**DIRECTIONS:** Retype the lines beneath this one, from the first through the line containing "Arial, Helvetica, sans-serif';". Pictures are left out.

**GIVEN INFORMATION:**
++++++++

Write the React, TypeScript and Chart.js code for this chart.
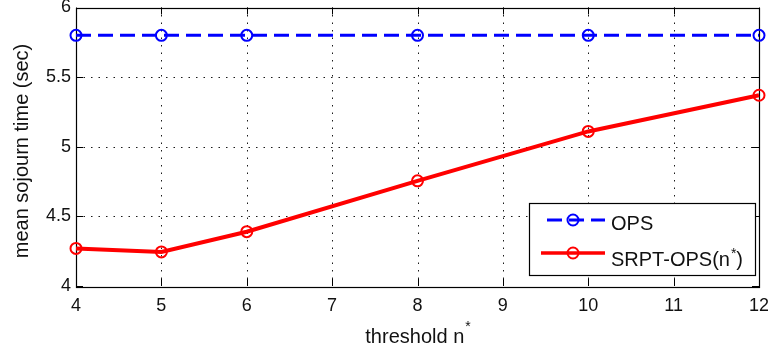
import { useEffect, useRef } from 'react';
import { Chart, registerables } from 'chart.js';

Chart.register(...registerables);

const xValues = [4, 5, 6, 8, 10, 12];
const opsValues = [5.8, 5.8, 5.8, 5.8, 5.8, 5.8];
const srptValues = [4.27, 4.245, 4.39, 4.755, 5.11, 5.37];
const xTicks = [4, 5, 6, 7, 8, 9, 10, 11, 12];
const yTicks = [4, 4.5, 5, 5.5, 6];
const legendOps = ['OPS'];
const legendSrpt = ['SRPT-OPS(n', '*', ')'];
const xTitle = ['threshold n', '*'];
const yTitle = 'mean sojourn time (sec)';

const BLUE = '#0000FF';
const RED = '#FF0000';
const FONT = '"Liberation Sans", Arial, Helvetica, sans-serif';

const framePlugin = {
  id: 'matlabFrame',
  beforeDatasetsDraw(chart: any) {
    const { ctx, chartArea: a, scales } = chart;
    const x = scales.x;
    const y = scales.y;
    ctx.save();
    ctx.strokeStyle = '#1a1a1a';
    ctx.lineWidth = 1;
    ctx.setLineDash([1.5, 6]);
    for (const t of xTicks) {
      if (t === xTicks[0] || t === xTicks[xTicks.length - 1]) continue;
      const px = Math.round(x.getPixelForValue(t)) + 0.5;
      ctx.beginPath();
      ctx.moveTo(px, a.top);
      ctx.lineTo(px, a.bottom);
      ctx.stroke();
    }
    for (const t of yTicks) {
      if (t === yTicks[0] || t === yTicks[yTicks.length - 1]) continue;
      const py = Math.round(y.getPixelForValue(t)) + 0.5;
      ctx.beginPath();
      ctx.moveTo(a.left, py);
      ctx.lineTo(a.right, py);
      ctx.stroke();
    }
    ctx.setLineDash([]);
    ctx.strokeStyle = '#000';
    const tl = 7;
    for (const t of xTicks) {
      const px = Math.round(x.getPixelForValue(t)) + 0.5;
      ctx.beginPath();
      ctx.moveTo(px, a.bottom);
      ctx.lineTo(px, a.bottom - tl);
      ctx.moveTo(px, a.top);
      ctx.lineTo(px, a.top + tl);
      ctx.stroke();
    }
    for (const t of yTicks) {
      const py = Math.round(y.getPixelForValue(t)) + 0.5;
      ctx.beginPath();
      ctx.moveTo(a.left, py);
      ctx.lineTo(a.left + tl, py);
      ctx.moveTo(a.right, py);
      ctx.lineTo(a.right - tl, py);
      ctx.stroke();
    }
    ctx.lineWidth = 1.2;
    ctx.strokeRect(Math.round(a.left) + 0.5, Math.round(a.top) + 0.5, Math.round(a.right - a.left), Math.round(a.bottom - a.top));
    ctx.restore();
  },
  afterDraw(chart: any) {
    const { ctx, chartArea: a } = chart;
    ctx.save();
    // axis titles
    ctx.fillStyle = '#111';
    ctx.font = `20px ${FONT}`;
    ctx.textBaseline = 'alphabetic';
    const mainW = ctx.measureText(xTitle[0]).width;
    ctx.font = `14px ${FONT}`;
    const supW = ctx.measureText(xTitle[1]).width;
    const cx = (a.left + a.right) / 2;
    const sx = cx - (mainW + supW) / 2;
    ctx.font = `20px ${FONT}`;
    ctx.textAlign = 'left';
    ctx.fillText(xTitle[0], sx, 343);
    ctx.font = `14px ${FONT}`;
    ctx.fillText(xTitle[1], sx + mainW + 1, 331);

    ctx.save();
    ctx.translate(28, 151);
    ctx.rotate(-Math.PI / 2);
    ctx.font = `20px ${FONT}`;
    ctx.textAlign = 'center';
    ctx.fillText(yTitle, 0, 0);
    ctx.restore();

    // legend
    const bx = 529.5, by = 203.5, bw = 226, bh = 72;
    ctx.fillStyle = '#fff';
    ctx.fillRect(bx, by, bw, bh);
    ctx.strokeStyle = '#000';
    ctx.lineWidth = 1.2;
    ctx.strokeRect(bx, by, bw, bh);

    const drawMarker = (mx: number, my: number, color: string) => {
      ctx.setLineDash([]);
      ctx.strokeStyle = color;
      ctx.lineWidth = 2;
      ctx.beginPath();
      ctx.arc(mx, my, 5.5, 0, Math.PI * 2);
      ctx.stroke();
    };
    // OPS row
    ctx.strokeStyle = BLUE;
    ctx.lineWidth = 3;
    ctx.setLineDash([15, 7]);
    ctx.lineDashOffset = 0;
    ctx.beginPath();
    ctx.moveTo(547, 220);
    ctx.lineTo(605, 220);
    ctx.stroke();
    drawMarker(573, 220, BLUE);
    // SRPT row
    ctx.setLineDash([]);
    ctx.strokeStyle = RED;
    ctx.lineWidth = 3.5;
    ctx.beginPath();
    ctx.moveTo(541, 253);
    ctx.lineTo(605, 253);
    ctx.stroke();
    drawMarker(573, 253, RED);

    ctx.fillStyle = '#111';
    ctx.textAlign = 'left';
    ctx.font = `20px ${FONT}`;
    ctx.fillText(legendOps[0], 611, 230);
    ctx.fillText(legendSrpt[0], 611, 265.5);
    const w0 = ctx.measureText(legendSrpt[0]).width;
    ctx.font = `14px ${FONT}`;
    ctx.fillText(legendSrpt[1], 611 + w0 + 1, 258);
    const w1 = ctx.measureText(legendSrpt[1]).width;
    ctx.font = `20px ${FONT}`;
    ctx.fillText(legendSrpt[2], 611 + w0 + w1 + 1, 265.5);
    ctx.restore();
  },
};

export default function App() {
  const ref = useRef<HTMLCanvasElement | null>(null);
  useEffect(() => {
    document.body.style.margin = '0';
    const canvas = ref.current;
    if (!canvas) return;
    const chart = new Chart(canvas, {
      type: 'line',
      data: {
        datasets: [
          {
            label: legendOps[0],
            data: xValues.map((x, i) => ({ x, y: opsValues[i] })),
            borderColor: BLUE,
            borderWidth: 3,
            borderDash: [15, 7],
            pointRadius: 5.5,
            pointBorderWidth: 2,
            pointBorderColor: BLUE,
            pointBackgroundColor: 'rgba(0,0,0,0)',
            fill: false,
            tension: 0,
            clip: false as any,
          },
          {
            label: legendSrpt.join(''),
            data: xValues.map((x, i) => ({ x, y: srptValues[i] })),
            borderColor: RED,
            borderWidth: 4,
            pointRadius: 5.5,
            pointBorderWidth: 2,
            pointBorderColor: RED,
            pointBackgroundColor: 'rgba(0,0,0,0)',
            fill: false,
            tension: 0,
            clip: false as any,
          },
        ],
      },
      options: {
        responsive: false,
        animation: false,
        devicePixelRatio: 1,
        layout: { padding: { top: 6, right: 9, left: 0, bottom: 0 } },
        plugins: { legend: { display: false }, tooltip: { enabled: false } },
        scales: {
          x: {
            type: 'linear',
            min: 4,
            max: 12,
            afterBuildTicks: (s: any) => {
              s.ticks = xTicks.map((v) => ({ value: v }));
            },
            afterFit: (s: any) => {
              s.height = 65;
              s.paddingLeft = 0;
              s.paddingRight = 0;
            },
            grid: { display: false, drawTicks: false },
            border: { display: false },
            ticks: {
              color: '#111',
              font: { family: FONT, size: 18 },
              padding: 9,
              maxRotation: 0,
              autoSkip: false,
              callback: (v: any) => String(v),
            },
          },
          y: {
            type: 'linear',
            min: 4,
            max: 6,
            afterBuildTicks: (s: any) => {
              s.ticks = yTicks.map((v) => ({ value: v }));
            },
            afterFit: (s: any) => {
              s.width = 76;
              s.paddingTop = 0;
              s.paddingBottom = 0;
            },
            grid: { display: false, drawTicks: false },
            border: { display: false },
            ticks: {
              color: '#111',
              font: { family: FONT, size: 18 },
              padding: 5,
              autoSkip: false,
              callback: (v: any) => String(v),
            },
          },
        },
      },
      plugins: [framePlugin],
    });
    return () => chart.destroy();
  }, []);
  return (
    <div style={{ position: 'absolute', left: 0, top: 0, width: 768, height: 351 }}>
      <canvas ref={ref} width={768} height={351} style={{ display: 'block' }} />
    </div>
  );
}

++++++++

**WRITTEN SOLUTION:**
Write the React, TypeScript and Chart.js code for this chart.
import { useEffect, useRef } from 'react';
import { Chart, registerables } from 'chart.js';

Chart.register(...registerables);

const xValues = [4, 5, 6, 8, 10, 12];
const opsValues = [5.8, 5.8, 5.8, 5.8, 5.8, 5.8];
const srptValues = [4.27, 4.245, 4.39, 4.755, 5.11, 5.37];
const xTicks = [4, 5, 6, 7, 8, 9, 10, 11, 12];
const yTicks = [4, 4.5, 5, 5.5, 6];
const legendOps = ['OPS'];
const legendSrpt = ['SRPT-OPS(n', '*', ')'];
const xTitle = ['threshold n', '*'];
const yTitle = 'mean sojourn time (sec)';

const BLUE = '#0000FF';
const RED = '#FF0000';
const FONT = '"Liberation Sans", Arial, Helvetica, sans-serif';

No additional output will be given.